One camera, overlooking a winter wheat field, showed frequent daybreak activity. A group of three to five gobblers was showing up consistently. It was hard to tell if these were 3-year-old longbeards, because they were always photographed going away at full strut. But their full fans confirmed they weren’t jakes, which was good enough for us.
The next morning we set up at the base of a large oak tree in the middle of that field, about 30 yards from the timbered edge. It wasn’t ideal since there was no obscuring brush around the oak’s trunk, but it allowed us great visibility of the entire field and woodland border. We hastily made a brush blind and three of us tucked into the gnarled base of this giant tree, congratulating ourselves when we heard daybreak gobbles.
Thirty minutes later three strutters entered the field just as the sun started baking off the heavy dew. For another 20 minutes they never came out of strut, but they could tell something wasn’t quite right about our tree, and started getting twitchy. Finally, as two magnum gobblers entered the field, the three 2-year-olds worked their way toward us. Together, these were likely the five toms we had seen on the cameras.

My buddy Benny is, like me, a southpaw, and we were both set up on the tree in the expectation that birds would approach from the right, making a fairly easy shot for a left-hander. But this trio was coming from the left, nervous about our presence, and both Benny and I were badly out of position, frustrating our plans to double if we got the chance. We’d have to scooch our bodies to shoot, and as the birds entered the woods and walked toward us I knew that it would have to be a fast shot before the gobblers busted us.

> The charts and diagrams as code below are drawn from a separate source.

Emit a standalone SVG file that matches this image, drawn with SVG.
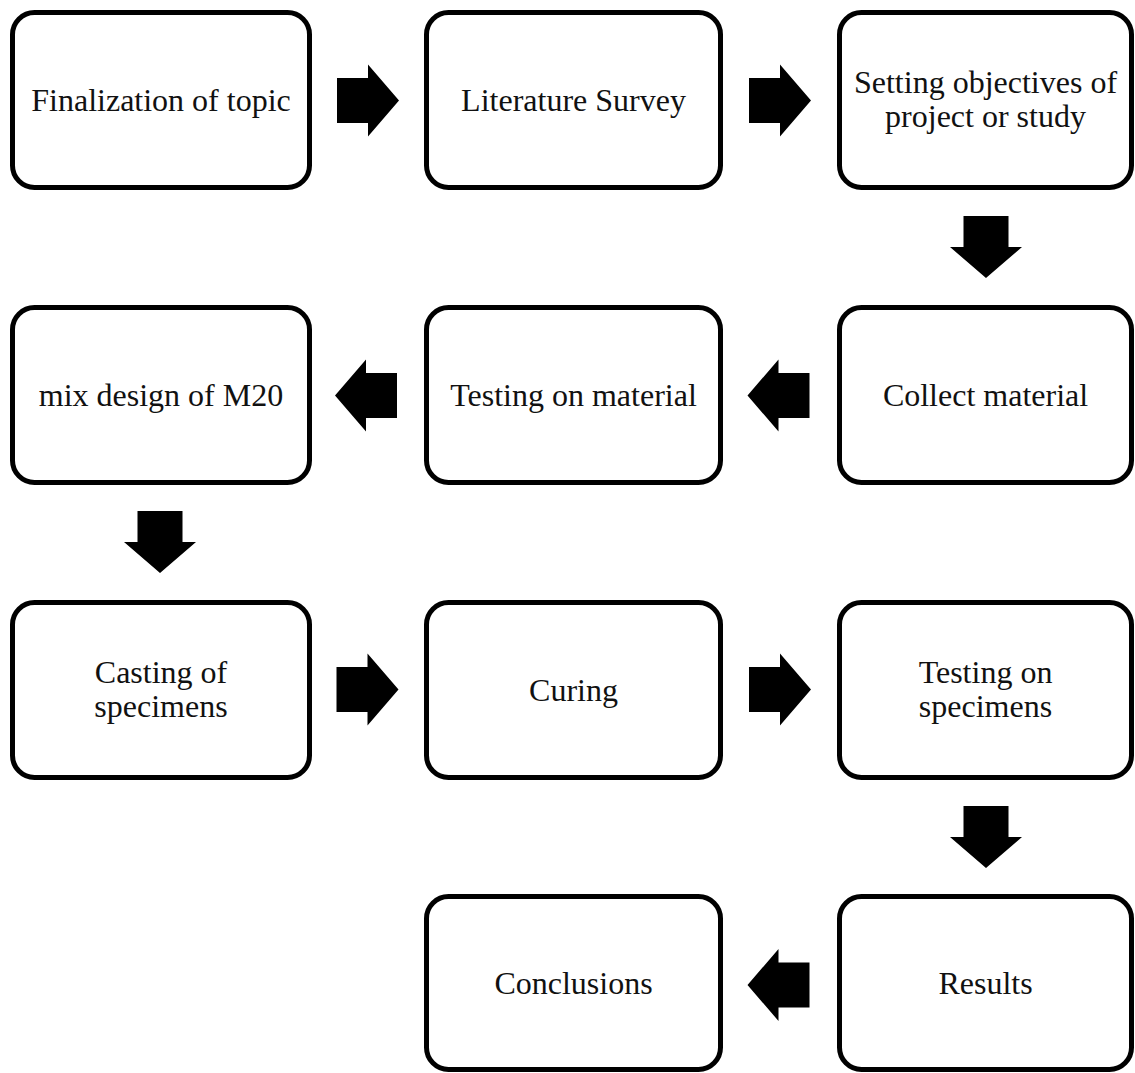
<svg xmlns="http://www.w3.org/2000/svg" xmlns:xlink="http://www.w3.org/1999/xlink" width="1135" height="1073" viewBox="0 0 1135 1073">
<style>
.box{fill:#fff;stroke:#000;stroke-width:5}
.t{font-family:"Liberation Serif","Times New Roman",serif;font-size:32px;fill:#111;text-anchor:middle}
.arr{fill:#000}
</style>
<defs>
<path id="ar" d="M-31,-22.5 H0 V-36 L31,0 L0,36 V22.5 H-31 Z"/>
</defs>
<rect width="1135" height="1073" fill="#fff"/>
<g id="n1"><rect class="box" x="12.5" y="12.5" width="297" height="175" rx="22"/><text class="t" x="161" y="111">Finalization of topic</text></g>
<g id="n2"><rect class="box" x="426.5" y="12.5" width="294" height="175" rx="22"/><text class="t" x="573.5" y="111">Literature Survey</text></g>
<g id="n3"><rect class="box" x="839.5" y="12.5" width="292" height="175" rx="22"/><text class="t" x="985.5" y="93">Setting objectives of</text><text class="t" x="985.5" y="127">project or study</text></g>
<g id="n4"><rect class="box" x="839.5" y="307.5" width="292" height="175" rx="22"/><text class="t" x="985.5" y="406">Collect material</text></g>
<g id="n5"><rect class="box" x="426.5" y="307.5" width="294" height="175" rx="22"/><text class="t" x="573.5" y="406">Testing on material</text></g>
<g id="n6"><rect class="box" x="12.5" y="307.5" width="297" height="175" rx="22"/><text class="t" x="161" y="406">mix design of M20</text></g>
<g id="n7"><rect class="box" x="12.5" y="602.5" width="297" height="175" rx="22"/><text class="t" x="161" y="683">Casting of</text><text class="t" x="161" y="717">specimens</text></g>
<g id="n8"><rect class="box" x="426.5" y="602.5" width="294" height="175" rx="22"/><text class="t" x="573.5" y="701">Curing</text></g>
<g id="n9"><rect class="box" x="839.5" y="602.5" width="292" height="175" rx="22"/><text class="t" x="985.5" y="683">Testing on</text><text class="t" x="985.5" y="717">specimens</text></g>
<g id="n10"><rect class="box" x="839.5" y="896.5" width="292" height="173" rx="22"/><text class="t" x="985.5" y="994">Results</text></g>
<g id="n11"><rect class="box" x="426.5" y="896.5" width="294" height="173" rx="22"/><text class="t" x="573.5" y="994">Conclusions</text></g>
<g id="connectors" class="arr">
<use xlink:href="#ar" href="#ar" transform="translate(368,100.5)"/>
<use xlink:href="#ar" href="#ar" transform="translate(780,100.5)"/>
<use xlink:href="#ar" href="#ar" transform="translate(986,247) rotate(90)"/>
<use xlink:href="#ar" href="#ar" transform="translate(778.5,395.5) rotate(180)"/>
<use xlink:href="#ar" href="#ar" transform="translate(366,395.5) rotate(180)"/>
<use xlink:href="#ar" href="#ar" transform="translate(160,542) rotate(90)"/>
<use xlink:href="#ar" href="#ar" transform="translate(367.5,689.5)"/>
<use xlink:href="#ar" href="#ar" transform="translate(780,689.5)"/>
<use xlink:href="#ar" href="#ar" transform="translate(986,837) rotate(90)"/>
<use xlink:href="#ar" href="#ar" transform="translate(778.5,985) rotate(180)"/>
</g>
</svg>
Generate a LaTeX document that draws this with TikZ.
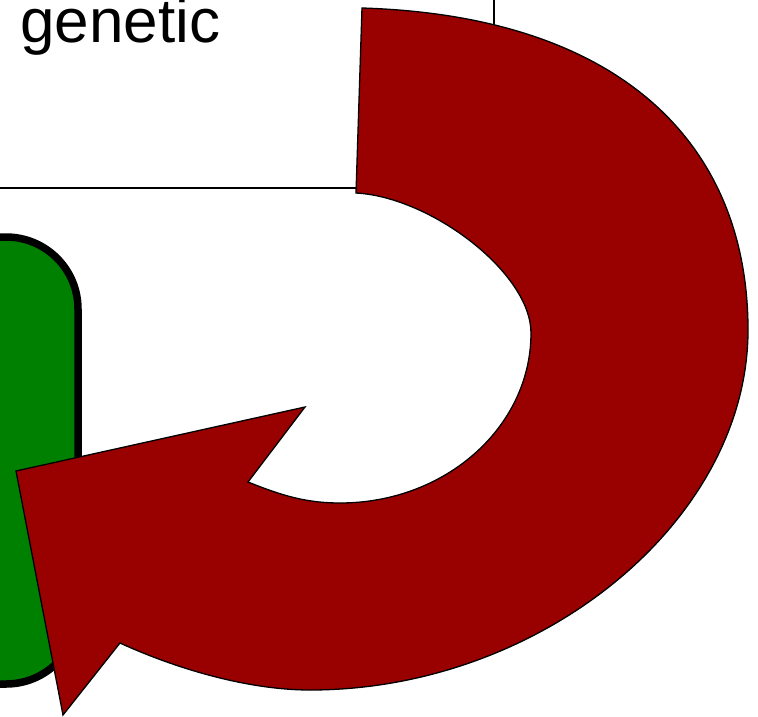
\documentclass[tikz,border=0pt]{standalone}
\usepackage{fontspec}
\setmainfont{Liberation Sans}
\definecolor{leafgreen}{RGB}{0,128,0}
\definecolor{arrowred}{RGB}{153,0,0}
\begin{document}
\begin{tikzpicture}[x=1pt,y=-1pt,
  labelbox/.style={draw=black, fill=white, line width=1.5pt},
  greenbox/.style={draw=black, fill=leafgreen, line width=7.5pt, rounded corners=72pt},
  bigarrow/.style={draw=black, fill=arrowred, line width=1.3pt, line join=miter},
  wordstyle/.style={anchor=base west, inner sep=0pt, font=\fontsize{62}{70}\selectfont}]
\useasboundingbox (0,0) rectangle (758,716);
\clip (0,0) rectangle (758,716);

% text box, partly outside the frame
\draw[labelbox] (-100,-100) rectangle (494,188);
\node[wordstyle] (word) at (20,42) {genetic};

% green rounded block on the left
\draw[greenbox] (-200,237) rectangle (78,684);

% key points of the curved arrow
\coordinate (outerstart) at (362,8);
\coordinate (outerright) at (748,330);
\coordinate (outerbottom) at (310,690);
\coordinate (outerend) at (120,643);
\coordinate (headlow) at (63,715);
\coordinate (headtip) at (16,471);
\coordinate (headhigh) at (305,407);
\coordinate (innerend) at (248,482);
\coordinate (innerbottom) at (340,503);
\coordinate (innerright) at (531,333);
\coordinate (innerstart) at (356,193);

% curved red arrow: outer arc, arrow head, inner arc
\draw[bigarrow]
  (outerstart) .. controls (622,16) and (748,145) .. (outerright)
  .. controls (748,520) and (542,690) .. (outerbottom)
  .. controls (250,690) and (179,670) .. (outerend)
  -- (headlow) -- (headtip) -- (headhigh) -- (innerend)
  .. controls (280.5,495) and (305,503) .. (innerbottom)
  .. controls (445.5,503) and (531,427) .. (innerright)
  .. controls (531,273) and (431,197) .. (innerstart)
  -- cycle;
\end{tikzpicture}
\end{document}
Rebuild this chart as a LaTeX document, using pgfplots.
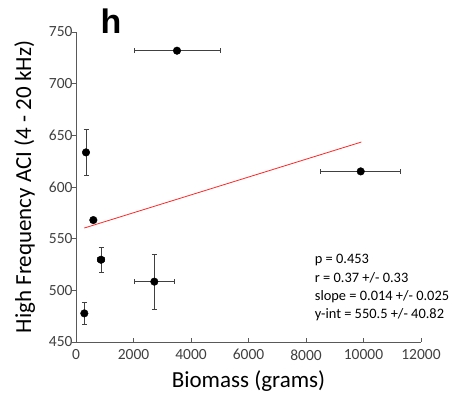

Unfortunately for Benny, I had the best shot, and moved my gun barrel slightly as I twisted my trunk. When the red dot of the sight met the bird’s dome, I fired. The other two toms didn’t wait for Benny. They were off into the woods before my bird started flopping.
Beyond the exhilaration of taking a mature Eastern gobbler in handsome new country, the experience was an education in using trail cameras as an essential scouting and decision-making tool.